Retype nothing except the lines below from the one with "Write a component" through the one with "2, 0, 0, 0, 0];", exactly, with images left out.

--- Data extract ---
================================
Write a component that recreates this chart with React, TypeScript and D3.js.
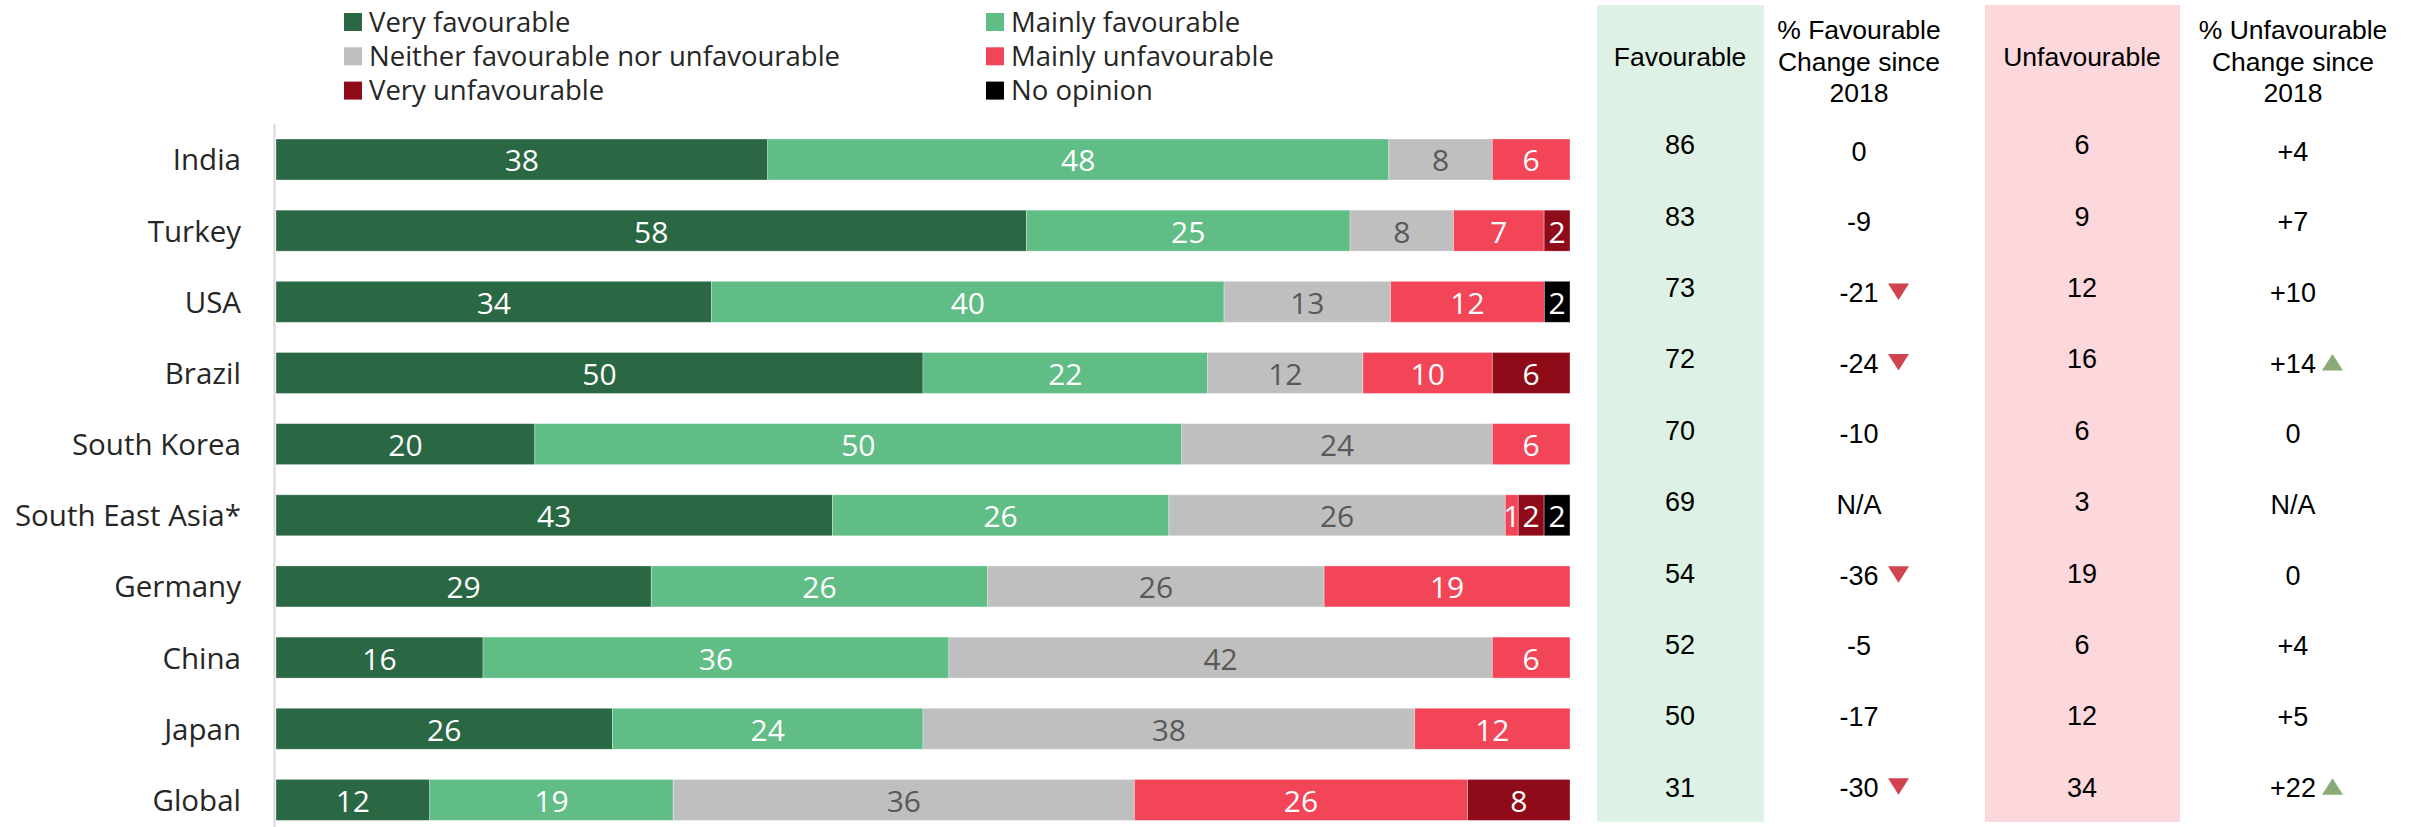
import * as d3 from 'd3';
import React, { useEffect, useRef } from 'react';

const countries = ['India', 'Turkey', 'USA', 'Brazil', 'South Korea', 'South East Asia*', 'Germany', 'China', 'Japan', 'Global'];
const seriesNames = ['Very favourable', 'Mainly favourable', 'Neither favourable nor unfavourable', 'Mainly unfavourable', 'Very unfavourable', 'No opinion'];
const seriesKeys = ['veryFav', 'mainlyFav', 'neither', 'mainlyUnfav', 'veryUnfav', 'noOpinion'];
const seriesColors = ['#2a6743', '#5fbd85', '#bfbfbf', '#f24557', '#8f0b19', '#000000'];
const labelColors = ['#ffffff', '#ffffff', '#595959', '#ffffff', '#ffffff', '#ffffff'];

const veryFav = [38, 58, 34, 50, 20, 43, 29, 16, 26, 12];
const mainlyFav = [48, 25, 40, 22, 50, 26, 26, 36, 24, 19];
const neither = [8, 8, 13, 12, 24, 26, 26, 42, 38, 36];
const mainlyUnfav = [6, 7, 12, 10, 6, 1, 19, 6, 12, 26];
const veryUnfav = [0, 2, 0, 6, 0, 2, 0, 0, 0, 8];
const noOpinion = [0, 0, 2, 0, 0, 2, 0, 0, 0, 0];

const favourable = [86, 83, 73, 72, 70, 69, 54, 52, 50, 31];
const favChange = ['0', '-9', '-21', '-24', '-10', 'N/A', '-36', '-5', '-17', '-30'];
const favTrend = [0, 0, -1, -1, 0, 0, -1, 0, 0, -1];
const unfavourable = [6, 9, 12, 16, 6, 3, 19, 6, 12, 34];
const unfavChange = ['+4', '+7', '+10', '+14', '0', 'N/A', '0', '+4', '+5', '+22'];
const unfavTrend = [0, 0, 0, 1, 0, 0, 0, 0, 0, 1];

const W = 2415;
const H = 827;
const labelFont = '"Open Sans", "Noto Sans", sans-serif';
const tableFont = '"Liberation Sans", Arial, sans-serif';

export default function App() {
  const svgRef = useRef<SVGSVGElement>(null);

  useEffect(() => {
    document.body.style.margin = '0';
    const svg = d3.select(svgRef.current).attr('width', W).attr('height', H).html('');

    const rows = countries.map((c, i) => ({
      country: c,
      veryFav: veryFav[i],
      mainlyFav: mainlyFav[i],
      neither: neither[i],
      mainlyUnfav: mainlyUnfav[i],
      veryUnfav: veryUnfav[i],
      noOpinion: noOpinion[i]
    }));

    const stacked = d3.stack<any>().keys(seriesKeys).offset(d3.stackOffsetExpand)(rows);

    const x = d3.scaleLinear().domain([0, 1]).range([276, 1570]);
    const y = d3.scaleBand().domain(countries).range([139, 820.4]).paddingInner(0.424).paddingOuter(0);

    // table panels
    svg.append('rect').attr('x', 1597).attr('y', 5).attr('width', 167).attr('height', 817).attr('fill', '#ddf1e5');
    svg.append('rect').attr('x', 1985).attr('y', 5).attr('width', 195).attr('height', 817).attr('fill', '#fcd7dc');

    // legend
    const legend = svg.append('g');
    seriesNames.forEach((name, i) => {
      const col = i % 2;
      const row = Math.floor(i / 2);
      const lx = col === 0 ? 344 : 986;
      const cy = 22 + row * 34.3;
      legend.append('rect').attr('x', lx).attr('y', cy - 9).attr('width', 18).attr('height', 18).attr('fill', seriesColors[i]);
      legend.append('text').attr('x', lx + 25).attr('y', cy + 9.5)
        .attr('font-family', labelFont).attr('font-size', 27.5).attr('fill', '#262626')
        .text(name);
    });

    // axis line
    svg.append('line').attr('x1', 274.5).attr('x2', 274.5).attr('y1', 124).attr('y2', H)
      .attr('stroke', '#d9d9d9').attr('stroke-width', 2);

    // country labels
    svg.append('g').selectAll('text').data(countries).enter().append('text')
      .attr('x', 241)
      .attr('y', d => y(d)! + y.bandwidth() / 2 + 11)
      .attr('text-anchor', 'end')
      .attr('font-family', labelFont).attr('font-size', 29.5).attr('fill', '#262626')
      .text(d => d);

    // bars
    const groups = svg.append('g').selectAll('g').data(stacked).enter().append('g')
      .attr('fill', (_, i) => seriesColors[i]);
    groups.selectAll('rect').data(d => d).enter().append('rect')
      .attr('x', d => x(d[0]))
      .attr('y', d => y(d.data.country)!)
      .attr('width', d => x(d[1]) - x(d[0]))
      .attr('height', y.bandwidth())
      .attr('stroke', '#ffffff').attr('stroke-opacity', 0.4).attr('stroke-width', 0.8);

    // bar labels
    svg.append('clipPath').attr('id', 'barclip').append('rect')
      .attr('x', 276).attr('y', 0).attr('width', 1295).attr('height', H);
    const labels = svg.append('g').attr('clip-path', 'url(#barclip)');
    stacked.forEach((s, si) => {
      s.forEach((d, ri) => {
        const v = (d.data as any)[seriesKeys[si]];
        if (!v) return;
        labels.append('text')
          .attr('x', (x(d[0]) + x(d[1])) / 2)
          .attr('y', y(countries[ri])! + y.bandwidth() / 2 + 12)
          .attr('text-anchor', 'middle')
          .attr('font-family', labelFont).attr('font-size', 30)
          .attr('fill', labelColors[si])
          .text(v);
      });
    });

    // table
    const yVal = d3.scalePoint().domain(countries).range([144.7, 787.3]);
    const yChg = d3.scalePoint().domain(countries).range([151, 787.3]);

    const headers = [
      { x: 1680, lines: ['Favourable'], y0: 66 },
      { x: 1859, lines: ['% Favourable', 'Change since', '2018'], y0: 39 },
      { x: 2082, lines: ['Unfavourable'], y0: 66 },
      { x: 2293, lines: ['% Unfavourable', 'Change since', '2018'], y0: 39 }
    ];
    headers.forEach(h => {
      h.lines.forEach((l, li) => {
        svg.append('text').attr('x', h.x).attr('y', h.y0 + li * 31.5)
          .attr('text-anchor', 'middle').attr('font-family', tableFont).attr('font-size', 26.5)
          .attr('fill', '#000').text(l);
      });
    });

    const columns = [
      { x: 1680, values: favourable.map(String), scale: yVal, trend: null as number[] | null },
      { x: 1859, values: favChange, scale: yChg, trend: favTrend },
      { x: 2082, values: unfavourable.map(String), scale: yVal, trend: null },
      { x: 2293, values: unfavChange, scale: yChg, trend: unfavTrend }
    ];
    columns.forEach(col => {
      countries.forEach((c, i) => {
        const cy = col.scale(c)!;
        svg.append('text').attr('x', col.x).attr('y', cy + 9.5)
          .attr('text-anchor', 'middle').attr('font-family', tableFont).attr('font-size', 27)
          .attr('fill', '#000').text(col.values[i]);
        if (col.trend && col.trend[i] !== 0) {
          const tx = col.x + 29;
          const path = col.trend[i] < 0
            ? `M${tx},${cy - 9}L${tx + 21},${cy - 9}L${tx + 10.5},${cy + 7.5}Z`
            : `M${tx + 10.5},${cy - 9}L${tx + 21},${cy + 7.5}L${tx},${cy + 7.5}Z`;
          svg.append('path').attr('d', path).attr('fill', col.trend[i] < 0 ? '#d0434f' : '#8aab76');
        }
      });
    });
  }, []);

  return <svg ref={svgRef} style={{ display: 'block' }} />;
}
================================
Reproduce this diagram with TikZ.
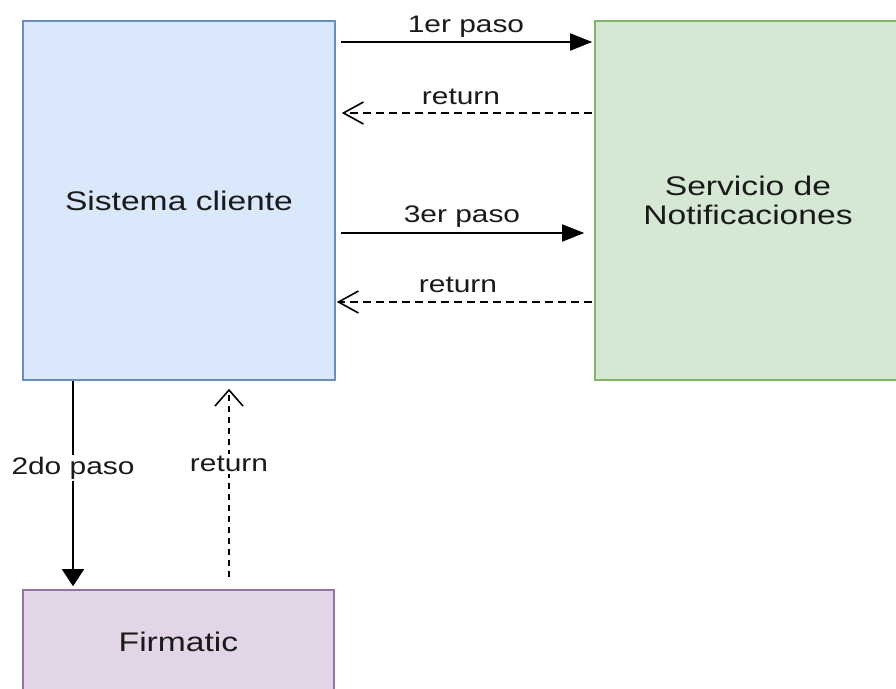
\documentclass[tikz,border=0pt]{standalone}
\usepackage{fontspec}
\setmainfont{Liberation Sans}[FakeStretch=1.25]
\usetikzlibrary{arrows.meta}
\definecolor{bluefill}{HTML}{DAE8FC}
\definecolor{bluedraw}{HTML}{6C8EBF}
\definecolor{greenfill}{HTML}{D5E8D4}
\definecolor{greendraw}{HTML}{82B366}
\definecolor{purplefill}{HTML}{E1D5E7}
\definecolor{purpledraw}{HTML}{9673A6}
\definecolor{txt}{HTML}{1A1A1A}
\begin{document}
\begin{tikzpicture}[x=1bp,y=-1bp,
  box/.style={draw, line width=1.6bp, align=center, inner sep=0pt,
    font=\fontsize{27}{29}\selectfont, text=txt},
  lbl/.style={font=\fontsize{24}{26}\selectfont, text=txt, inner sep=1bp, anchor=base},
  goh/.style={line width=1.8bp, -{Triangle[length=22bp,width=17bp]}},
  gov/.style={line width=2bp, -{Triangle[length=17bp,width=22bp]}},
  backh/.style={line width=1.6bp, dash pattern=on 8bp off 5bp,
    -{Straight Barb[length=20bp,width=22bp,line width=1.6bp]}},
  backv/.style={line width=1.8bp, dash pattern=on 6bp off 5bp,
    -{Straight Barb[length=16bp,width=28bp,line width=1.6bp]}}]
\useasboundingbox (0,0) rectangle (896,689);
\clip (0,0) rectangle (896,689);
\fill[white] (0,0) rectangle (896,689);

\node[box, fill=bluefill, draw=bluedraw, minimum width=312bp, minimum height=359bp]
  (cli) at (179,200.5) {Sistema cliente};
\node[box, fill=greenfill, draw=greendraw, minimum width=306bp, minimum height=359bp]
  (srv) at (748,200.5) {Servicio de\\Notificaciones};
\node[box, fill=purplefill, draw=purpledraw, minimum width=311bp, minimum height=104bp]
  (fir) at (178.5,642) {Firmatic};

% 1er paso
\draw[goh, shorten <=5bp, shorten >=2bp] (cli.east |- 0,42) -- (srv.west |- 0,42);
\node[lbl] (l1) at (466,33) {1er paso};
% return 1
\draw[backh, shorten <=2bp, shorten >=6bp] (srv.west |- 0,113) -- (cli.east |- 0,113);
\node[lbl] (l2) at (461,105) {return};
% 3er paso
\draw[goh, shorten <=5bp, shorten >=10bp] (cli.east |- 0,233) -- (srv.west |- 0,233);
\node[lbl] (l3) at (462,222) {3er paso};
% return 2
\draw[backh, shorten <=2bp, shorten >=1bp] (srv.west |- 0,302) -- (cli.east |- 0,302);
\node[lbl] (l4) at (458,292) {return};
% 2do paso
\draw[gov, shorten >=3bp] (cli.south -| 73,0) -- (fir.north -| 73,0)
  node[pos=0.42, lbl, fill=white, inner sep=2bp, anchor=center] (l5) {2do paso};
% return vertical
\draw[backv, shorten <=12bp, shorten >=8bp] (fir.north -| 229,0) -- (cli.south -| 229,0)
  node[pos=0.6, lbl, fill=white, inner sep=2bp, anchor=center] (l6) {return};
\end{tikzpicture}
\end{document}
================================
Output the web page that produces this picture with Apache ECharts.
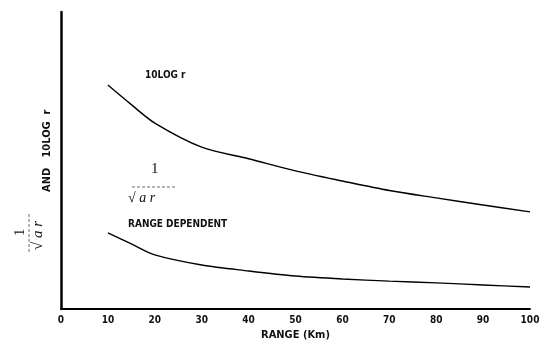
================================
--- Solution to this problem ---
Write a component that recreates this chart with React, TypeScript and D3.js.
import * as d3 from 'd3';
import React, { useEffect, useRef } from 'react';

const countries = ['India', 'Turkey', 'USA', 'Brazil', 'South Korea', 'South East Asia*', 'Germany', 'China', 'Japan', 'Global'];
const seriesNames = ['Very favourable', 'Mainly favourable', 'Neither favourable nor unfavourable', 'Mainly unfavourable', 'Very unfavourable', 'No opinion'];
const seriesKeys = ['veryFav', 'mainlyFav', 'neither', 'mainlyUnfav', 'veryUnfav', 'noOpinion'];
const seriesColors = ['#2a6743', '#5fbd85', '#bfbfbf', '#f24557', '#8f0b19', '#000000'];
const labelColors = ['#ffffff', '#ffffff', '#595959', '#ffffff', '#ffffff', '#ffffff'];

const veryFav = [38, 58, 34, 50, 20, 43, 29, 16, 26, 12];
const mainlyFav = [48, 25, 40, 22, 50, 26, 26, 36, 24, 19];
const neither = [8, 8, 13, 12, 24, 26, 26, 42, 38, 36];
const mainlyUnfav = [6, 7, 12, 10, 6, 1, 19, 6, 12, 26];
const veryUnfav = [0, 2, 0, 6, 0, 2, 0, 0, 0, 8];
const noOpinion = [0, 0, 2, 0, 0, 2, 0, 0, 0, 0];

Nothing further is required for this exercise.